Thursday, February 10, 2011


B.R. Myers makes a pretty strong case in the Atlantic that today's foodies are just your typical glutton/gourmand re-branded for the 21st century. The entire article is well worth reading, but his best argument is that much of the attraction to free-range grass-fed meat may simply be how expensive it is:
It has always been crucial to the gourmet’s pleasure that he eat in ways the mainstream cannot afford. For hundreds of years this meant consuming enormous quantities of meat. That of animals that had been whipped to death was more highly valued for centuries, in the belief that pain and trauma enhanced taste. “A true gastronome,” according to a British dining manual of the time, “is as insensible to suffering as is a conqueror.” But for the past several decades, factory farms have made meat ever cheaper and—as the excellent book The CAFO [Concentrated Animal Feeding Operations] Reader makes clear—the pain and trauma are thrown in for free. The contemporary gourmet reacts by voicing an ever-stronger preference for free-range meats from small local farms. He even claims to believe that well-treated animals taste better, though his heart isn’t really in it. Steingarten tells of watching four people hold down a struggling, groaning pig for a full 20 minutes as it bled to death for his dinner. He calls the animal “a filthy beast deserving its fate.”

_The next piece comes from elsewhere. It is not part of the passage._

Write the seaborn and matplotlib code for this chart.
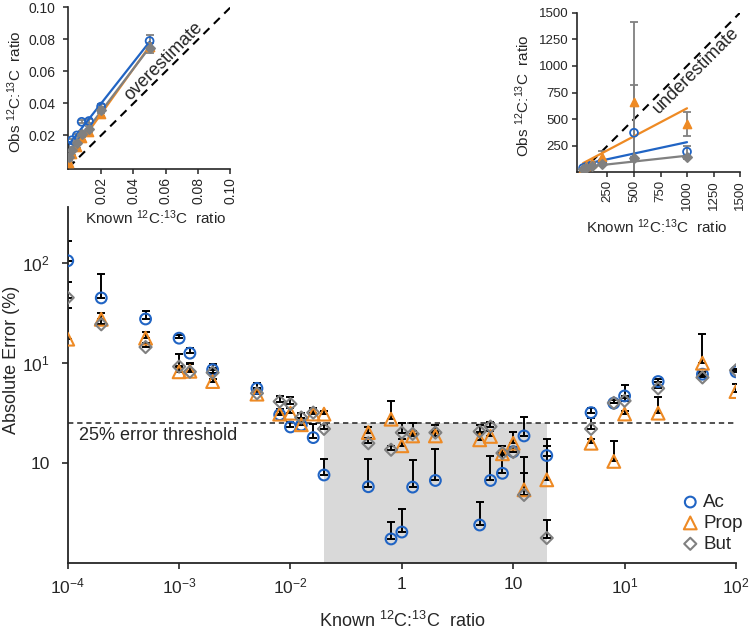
"""
Accuracy of measured 12C:13C ratios for acetate, propionate and butyrate.

Main panel: absolute error vs known ratio (log-log), with two insets showing
observed vs known ratios at the low and high ends.
"""

import matplotlib

matplotlib.use("Agg")

import matplotlib.pyplot as plt
import seaborn as sns
import numpy as np

# ---------------------------------------------------------------------------
# Main panel data (absolute error, upper error bar)
# ---------------------------------------------------------------------------
KNOWN = [1e-4, 2e-4, 5e-4, 1e-3, 1.25e-3, 2e-3, 5e-3, 8e-3, 1e-2, 1.25e-2,
         1.6e-2, 2e-2, 5e-2, 8e-2, 0.1, 0.125, 0.2, 0.5, 0.625, 0.8, 1, 1.25,
         2, 5, 8, 10, 20, 50, 100]

AC = [106, 45, 27.7, 17.8, 12.6, 8.6, 5.6, 3.05, 2.3, 2.4, 1.8, 0.76, 0.58,
      0.174, 0.204, 0.575, 0.67, 0.24, 0.67, 0.79, 1.3, 1.87, 1.19, 3.2, 3.98,
      4.7, 6.55, 7.76, 8.2]
AC_SD = [60, 34, 5.3, 1.5, 1.5, 1.2, 0.8, 0.25, 0.3, 0.2, 0.65, 0.34, 0.52,
         0.086, 0.146, 0.5, 0.71, 0.17, 0.52, 0.42, 0.15, 1.05, 0.55, 0.35,
         0.32, 1.37, 0.35, 0.44, 0.5]

PROP = [17.4, 27.5, 17.8, 8.2, 8.3, 6.55, 4.9, 3.09, 3.16, 2.42, 3.1, 3.09,
        2.02, 2.75, 1.49, 1.87, 1.87, 1.71, 1.85, 1.24, 1.58, 0.54, 0.68, 1.58,
        1.04, 3.1, 3.16, 10, 5.2]
PROP_SD = [18.6, 4.1, 2.7, 1.1, 1.5, 0.45, 0.5, 0.41, 0.44, 0.38, 0.5, 0.26,
           0.27, 1.45, 0.26, 0.23, 0.23, 0.24, 0.25, 0.25, 0.49, 0.6, 0.79,
           0.17, 0.64, 0.25, 1.41, 9.6, 1.0]

BUT = [45.3, 24.5, 14.5, 9.25, 8.2, 8.05, 5.0, 4.13, 3.9, 2.86, 3.2, 2.2,
       1.58, 1.36, 2.02, 1.96, 2.02, 2.07, 2.32, 1.26, 1.29, 0.48, 0.178, 2.2,
       4.0, 4.2, 5.6, 7.2, 8.5]
BUT_SD = [20.3, 3.5, 1.5, 3.15, 1.8, 0.95, 0.6, 0.57, 0.67, 0.3, 0.4, 0.2,
          0.22, 0.13, 0.48, 0.54, 0.38, 0.33, 0.28, 0.23, 0.16, 0.32, 0.092,
          0.62, 0.3, 0.3, 0.4, 0.5, 0.3]

THRESHOLD = 2.5
SHADE_X = [0.02, 2]

XTICKS = [1e-4, 1e-3, 1e-2, 1e-1, 1, 10, 100]
XTICK_LABELS = [r"$10^{-4}$", r"$10^{-3}$", r"$10^{-2}$", "1", "10",
                r"$10^{1}$", r"$10^{2}$"]
YTICKS = [1, 10, 100]
YTICK_LABELS = ["10", r"$10^{1}$", r"$10^{2}$"]

# ---------------------------------------------------------------------------
# Inset data: observed vs known ratio
# ---------------------------------------------------------------------------
LOW_KNOWN = [0.0001, 0.002, 0.005, 0.008, 0.0125, 0.02, 0.05]
LOW_AC = [0.0135, 0.017, 0.020, 0.0285, 0.029, 0.038, 0.079]
LOW_AC_SD = [0.001, 0.001, 0.001, 0.001, 0.0015, 0.0015, 0.004]
LOW_PROP = [0.003, 0.0085, 0.013, 0.0185, 0.022, 0.0335, 0.0755]
LOW_PROP_SD = [0.001, 0.001, 0.001, 0.0015, 0.0015, 0.0015, 0.002]
LOW_BUT = [0.0068, 0.011, 0.0155, 0.021, 0.024, 0.036, 0.0745]
LOW_BUT_SD = [0.001, 0.001, 0.0015, 0.002, 0.002, 0.002, 0.003]

HIGH_KNOWN = [20, 50, 100, 200, 500, 1000]
HIGH_AC = [40, 52, 65, 95, 372, 194]
HIGH_AC_SD = [5, 5, 8, 10, 450, 55]
HIGH_PROP = [30, 55, 90, 147, 663, 454]
HIGH_PROP_SD = [5, 8, 10, 50, 750, 115]
HIGH_BUT = [30, 45, 60, 80, 131, 140]
HIGH_BUT_SD = [3, 5, 5, 8, 15, 15]

BLUE = "#2064c4"
ORANGE = "#ee8a24"
GRAY = "#808080"

RATIO = r"$^{12}$C:$^{13}$C"

sns.set_style("ticks")
plt.rcParams["font.family"] = ["Liberation Sans", "DejaVu Sans"]
plt.rcParams["mathtext.fontset"] = "custom"
plt.rcParams["mathtext.rm"] = "Liberation Sans"
plt.rcParams["mathtext.it"] = "Liberation Sans:italic"
plt.rcParams["mathtext.bf"] = "Liberation Sans:bold"

fig = plt.figure(figsize=(7.5, 6.34), dpi=100)

# --- main panel ---
ax = fig.add_axes([0.0903, 0.112, 0.891, 0.5615])
ax.set_xscale("log")
ax.set_yscale("log")

ax.fill_between(SHADE_X, 0.1, THRESHOLD, color="#d9d9d9", lw=0, zorder=0)
ax.axhline(THRESHOLD, color="#222222", ls=(0, (3.5, 2.5)), lw=1.1, zorder=1)
ax.text(1.25e-4, 1.88, "25% error threshold", fontsize=13, va="center",
        ha="left")

main_series = [
    ("Ac", AC, AC_SD, "o", BLUE, 60),
    ("Prop", PROP, PROP_SD, "^", ORANGE, 85),
    ("But", BUT, BUT_SD, "D", GRAY, 38),
]
for name, vals, sd, marker, color, size in main_series:
    ax.errorbar(KNOWN, vals, yerr=[np.zeros(len(sd)), sd], fmt="none",
                ecolor="black", elinewidth=1.4, capsize=3.2, capthick=1.4,
                zorder=2)
for name, vals, sd, marker, color, size in main_series:
    sns.scatterplot(x=KNOWN, y=vals, marker=marker, s=size, color=color,
                    facecolor="none", edgecolor=color, linewidth=1.5,
                    label=name, ax=ax, zorder=3)

ax.set_xlim(1e-4, 1e2)
ax.set_ylim(0.1, 366)
ax.set_xticks(XTICKS, XTICK_LABELS)
ax.set_yticks(YTICKS, YTICK_LABELS)
ax.minorticks_off()
ax.tick_params(axis="both", labelsize=12.5, length=4, width=1.2)
ax.tick_params(axis="x", pad=6)
ax.tick_params(axis="y", pad=9)
for side in ["left", "bottom"]:
    ax.spines[side].set_linewidth(1.3)
sns.despine(ax=ax)

ax.set_xlabel(f"Known {RATIO}  ratio", fontsize=13)
ax.xaxis.set_label_coords(0.5, -0.163)
ax.xaxis.label.set_va("center")
ax.set_ylabel("Absolute Error (%)", fontsize=13)
ax.yaxis.set_label_coords(-0.084, 0.57)
ax.yaxis.label.set_va("center")

ax.legend(loc="lower right", bbox_to_anchor=(1.03, -0.008), frameon=False,
          fontsize=13.5, handletextpad=0.1, labelspacing=0.2,
          handlelength=1.2, borderpad=0.2)

# --- insets ---
def draw_inset(rect, known, series, lim, ticks, tick_labels, note, note_xy,
               ylabel_x, xlabel_xy, tick_size, ypad):
    iax = fig.add_axes(rect)
    iax.plot(lim, lim, color="black", ls=(0, (4, 3)), lw=1.5, zorder=1)
    for vals, sd, marker, color, filled, size in series:
        iax.errorbar(known, vals, yerr=sd, fmt="none", ecolor=GRAY,
                     elinewidth=1.3, capsize=3.2, capthick=1.3, zorder=2)
        sns.regplot(x=known, y=vals, scatter=False, ci=None, color=color,
                    line_kws={"lw": 1.6}, ax=iax)
        sns.scatterplot(x=known, y=vals, marker=marker, s=size, color=color,
                        facecolor=color if filled else "none",
                        edgecolor=color, linewidth=1.3, ax=iax, zorder=3)
    iax.text(note_xy[0], note_xy[1], note, rotation=45, fontsize=13,
             ha="center", va="center", rotation_mode="anchor")
    iax.set_xticks(ticks, tick_labels)
    iax.set_yticks(ticks, tick_labels)
    iax.tick_params(axis="both", labelsize=tick_size, length=3.5, width=1.1)
    iax.tick_params(axis="x", labelrotation=90, pad=2)
    iax.tick_params(axis="y", pad=ypad)
    for side in ["left", "bottom"]:
        iax.spines[side].set_linewidth(1.2)
    sns.despine(ax=iax)
    iax.set_xlabel(f"Known {RATIO}  ratio", fontsize=11)
    iax.xaxis.set_label_coords(*xlabel_xy)
    iax.xaxis.label.set_va("center")
    iax.set_ylabel(f"Obs {RATIO}  ratio", fontsize=11)
    iax.yaxis.set_label_coords(ylabel_x, 0.48)
    iax.yaxis.label.set_va("center")
    return iax


low_ticks = [0.02, 0.04, 0.06, 0.08, 0.10]
ax1 = draw_inset(
    [0.0912, 0.7334, 0.2161, 0.2550], LOW_KNOWN,
    [(LOW_AC, LOW_AC_SD, "o", BLUE, False, 32),
     (LOW_PROP, LOW_PROP_SD, "^", ORANGE, True, 32),
     (LOW_BUT, LOW_BUT_SD, "D", GRAY, True, 22)],
    [0, 0.10], low_ticks, [f"{t:.2f}" for t in low_ticks],
    "overestimate", (0.0586, 0.0664), -0.33, (0.54, -0.30), 10, 6)
ax1.set_ylim(-0.001, 0.10)
ax1.set_xlim(-0.0002, 0.10)

high_ticks = [250, 500, 750, 1000, 1250, 1500]
ax2 = draw_inset(
    [0.769, 0.7282, 0.2177, 0.2517], HIGH_KNOWN,
    [(HIGH_AC, HIGH_AC_SD, "o", BLUE, False, 32),
     (HIGH_PROP, HIGH_PROP_SD, "^", ORANGE, True, 32),
     (HIGH_BUT, HIGH_BUT_SD, "D", GRAY, True, 22)],
    [0, 1500], high_ticks, [str(t) for t in high_ticks],
    "underestimate", (1090, 960), -0.33, (0.49, -0.343), 9.5, 2.5)
ax2.set_xlim(-40, 1500)
ax2.set_ylim(0, 1500)

fig.savefig("out.png", dpi=100)
plt.close("all")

And further, in reference to Alice Watters:
“Her streamlined philosophy,” Severson tells us, is “that the most political act we can commit is to eat delicious food that is produced in a way that is sustainable, that doesn’t exploit workers and is eaten slowly and with reverence.” A vegetarian diet, in other words? Please. The reference is to Chez Panisse’s standard fare—Severson cites “grilled rack and loin of Magruder Ranch veal” as a typical offering—which is environmentally sustainable only because so few people can afford it.
Emphasis mine. There is definitely something to this, and it presents a very real contradiction to people like me who largely subscribe to the Pollan/Bittman food policy model. It's one of the drums I beat whenever I talk about food politics: advocates for small farms/locally sourced food don't talk enough about how Niman Ranch scales up to feed 6 billion people. If we don't figure that out, then all this talk about "sustainable food" really is just another way for yuppies to feel superior. If in ten years sustainable meat is still only eaten by the affluent, you'd have to count that as a pretty big failure... but I suspect there is a significant portion of foodies who simply wouldn't care... and for the foodies who do care, I worry that often the perfect is the enemy of the good. When I see people like Bittman bash Wal-Mart's (obviously profit seeking) moves towards healthy and local food, I wonder what they think is a plausible alternative. It's pretty hard for me to imagine a food distribution system that doesn't involve Wal-Mart and its ilk. It's not that there aren't numerous legitimate critiques of Wal-Mart's efforts and their general business model... but to circle back around... how much of the disdain is rooted in elitism?